Is the chick-lit train running out of steam?
Published 19/02/2012 | 06:00
Last week, amongst the new books that landed on my doormat, was what I assumed to be a typical chick-lit novel. A pastel-coloured cover featuring a jaunty illustration of a couple and an endearingly abbreviated author's name in pretty font.
I conjured up an image of this woman with the abbreviated name, perhaps bestowed upon her by affectionate friends, I thought, but as I turned to the the biographical information I discovered this author was actually a man.
Does the arrival of men writing under the guise of female pseudonyms mean we've finally come full circle?
Or is this some sort of inverse sexism at play, the opposite of what poor Acton, Ellis and Currer Bell had to do to be taken seriously before they had earned enough respect to emerge into the light as Anne, Charlotte and Emily Bronte, a way for men to appeal to eager hordes of female readers and sell some books?
Men, it seems, are hopping on the chick-lit gravy train, but that train may have left the station.
Late last year, it was reported that chick-lit sales had taken a dive, with some bankable authors losing as much as 70pc of sales from one book to the next. But perhaps women have simply replaced shoes 'n' shopping romances with vampires, werewolves and angels. Maybe it's time to move on anyway.
Chick lit has turned into a kind of giant self-destructive and self-perpetuating dying star whose gravitational pull is taking down everything in its path, polluting the world with a landfill of pink high-heels and purple maribou feathers, spreading out from fiction and taking in film and theatre in its wake, with the likes of Girls Night Out and Sex And The City (does anyone even remember how good the TV series was?).
It has become so all-consuming that if you are a woman who has written a novel, that novel has a critical risk of being categorised as chick lit.
I think the only thing standing between Lionel Shriver and a pink book cover is the fact that the marketing people haven't figured out yet that she is a woman.
Chick lit is more of a marketing device these days -- as evidenced in the uniform book covers -- than an actual genre, and its resultant blanket application to practically any novel written by a woman in an attempt to shift units has had a damaging effect on female authors' morale, leaving many of them boiling with rage.
The rift between popular male and female authors has been simmering like a pressure cooker over the past decade, with unseemly bursts of scalding steam emerging from time to time.

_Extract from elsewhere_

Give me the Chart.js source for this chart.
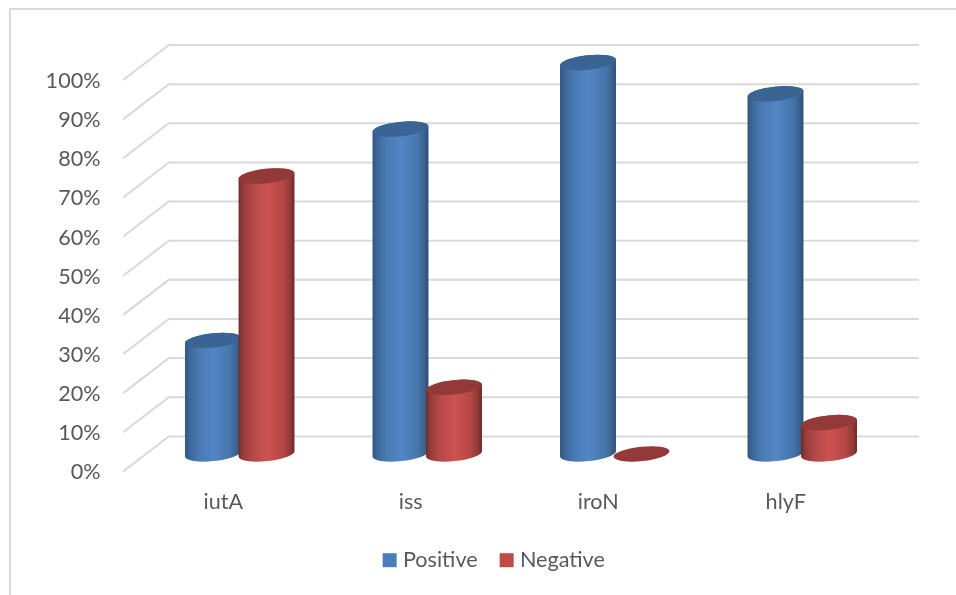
<!DOCTYPE html>
<html>
<head>
<meta charset="utf-8">
<style>html,body{margin:0;padding:0;background:#fff;overflow:hidden}canvas{display:block}</style>
<script src="https://cdn.jsdelivr.net/npm/chart.js@4/dist/chart.umd.min.js"></script>
</head>
<body>
<canvas id="c" width="956" height="595"></canvas>
<script>
const categories = ['iutA', 'iss', 'iroN', 'hlyF'];
const positiveValues = [29, 83, 100, 92];
const negativeValues = [71, 17, 0, 8];
const seriesNames = ['Positive', 'Negative'];
const legendColors = ['#4a7ebb', '#be4b48'];
const topColors = ['#3a6494', '#933937'];
const bodyStops = [
  [[0,'#2f5480'],[0.08,'#3c6698'],[0.25,'#4a7ab3'],[0.52,'#5285c5'],[0.8,'#4776ad'],[0.93,'#3a618f'],[1,'#2b4a70']],
  [[0,'#6f2b29'],[0.08,'#933c39'],[0.25,'#b5494a'],[0.52,'#cb5350'],[0.8,'#b54644'],[0.93,'#8f3a38'],[1,'#672725']]
];
const DEPTH_X = 22.8, DEPTH_Y = 17.5, TILT = -6 * Math.PI / 180, MINOR = 7.2;

const decor = {
  id: 'decor',
  afterLayout(chart) { chart.scales.y.left = 0; },
  beforeDraw(chart) {
    const ctx = chart.ctx, ys = chart.scales.y, xs = chart.scales.x;
    ctx.save();
    ctx.strokeStyle = '#d9d9d9';
    ctx.lineWidth = 2;
    ctx.beginPath();
    ctx.moveTo(10, 595); ctx.lineTo(10, 9); ctx.lineTo(956, 9);
    ctx.stroke();
    ys.ticks.forEach(t => {
      const y = ys.getPixelForValue(t.value);
      ctx.beginPath();
      ctx.moveTo(xs.left - DEPTH_X, y + DEPTH_Y);
      ctx.lineTo(xs.left + DEPTH_X, y - DEPTH_Y);
      ctx.lineTo(xs.right + DEPTH_X, y - DEPTH_Y);
      ctx.stroke();
    });
    ctx.restore();
  },
  beforeDatasetsDraw(chart) {
    const ctx = chart.ctx;
    ctx.save();
    [0, 1].forEach(i => {
      chart.getDatasetMeta(i).data.forEach(bar => {
        const a = bar.width / 2, x = bar.x, top = bar.y, base = bar.base;
        const g = ctx.createLinearGradient(x - a, 0, x + a, 0);
        bodyStops[i].forEach(s => g.addColorStop(s[0], s[1]));
        if (base - top > 0.5) {
          ctx.beginPath();
          ctx.ellipse(x, top, a, MINOR, TILT, Math.PI, 2 * Math.PI);
          ctx.ellipse(x, base, a, MINOR, TILT, 0, Math.PI);
          ctx.closePath();
          ctx.fillStyle = g;
          ctx.fill();
        }
        ctx.beginPath();
        ctx.ellipse(x, top, a, MINOR, TILT, 0, 2 * Math.PI);
        ctx.fillStyle = topColors[i];
        ctx.fill();
      });
    });
    ctx.restore();
    return false;
  }
};

const FONT = { family: 'Lato', size: 21.6 };
new Chart(document.getElementById('c'), {
  type: 'bar',
  data: {
    labels: categories,
    datasets: [
      { label: seriesNames[0], data: positiveValues, backgroundColor: legendColors[0] },
      { label: seriesNames[1], data: negativeValues, backgroundColor: legendColors[1] }
    ]
  },
  plugins: [decor],
  options: {
    responsive: false,
    animation: false,
    devicePixelRatio: 1,
    categoryPercentage: 0.571,
    barPercentage: 1.05,
    layout: { autoPadding: false, padding: { left: 96, right: 60, top: 62.5, bottom: 14 } },
    scales: {
      x: {
        grid: { display: false, drawTicks: false },
        border: { display: false },
        afterFit(s) { s.height = 69; },
        ticks: { color: '#595959', font: FONT, padding: 35, labelOffset: -16.5, maxRotation: 0, autoSkip: false }
      },
      y: {
        min: 0, max: 100,
        grid: { display: false, drawTicks: false },
        border: { display: false },
        afterFit(s) { s.width = 50; },
        ticks: { stepSize: 10, color: '#595959', font: FONT, padding: 45.5, labelOffset: 18.5, callback: v => v + '%' }
      }
    },
    plugins: {
      tooltip: { enabled: false },
      legend: {
        position: 'bottom',
        labels: { color: '#595959', font: FONT, usePointStyle: true, pointStyle: 'rect', boxWidth: 5, boxHeight: 14, padding: 26.5 }
      }
    }
  }
});
</script>
</body>
</html>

Think about the mutterings of Jodi Picoult and Jennifer Weiner around the time of the publication of Jonathan Franzen's Freedom. They pointed out that Franzen wrote about domestic life, relationships and was praised for doing so while women who did the same were dismissed as frivolous.
While you can't blame a man for wanting a piece of the sales success that chick lit enjoys, women may also be dangerously close to returning to the time where they wrote under male names just so their work will be judged on an equal footing. It is a serious issue.
However, with more men writing as women and women writing as men, perhaps there will be a neutralising effect on the issue of gender.
If we don't know whether the author is a man or a woman perhaps then we will have to judge books on their merits alone, instead of whether the writer's first name happens to be Jonathan rather than Jodi.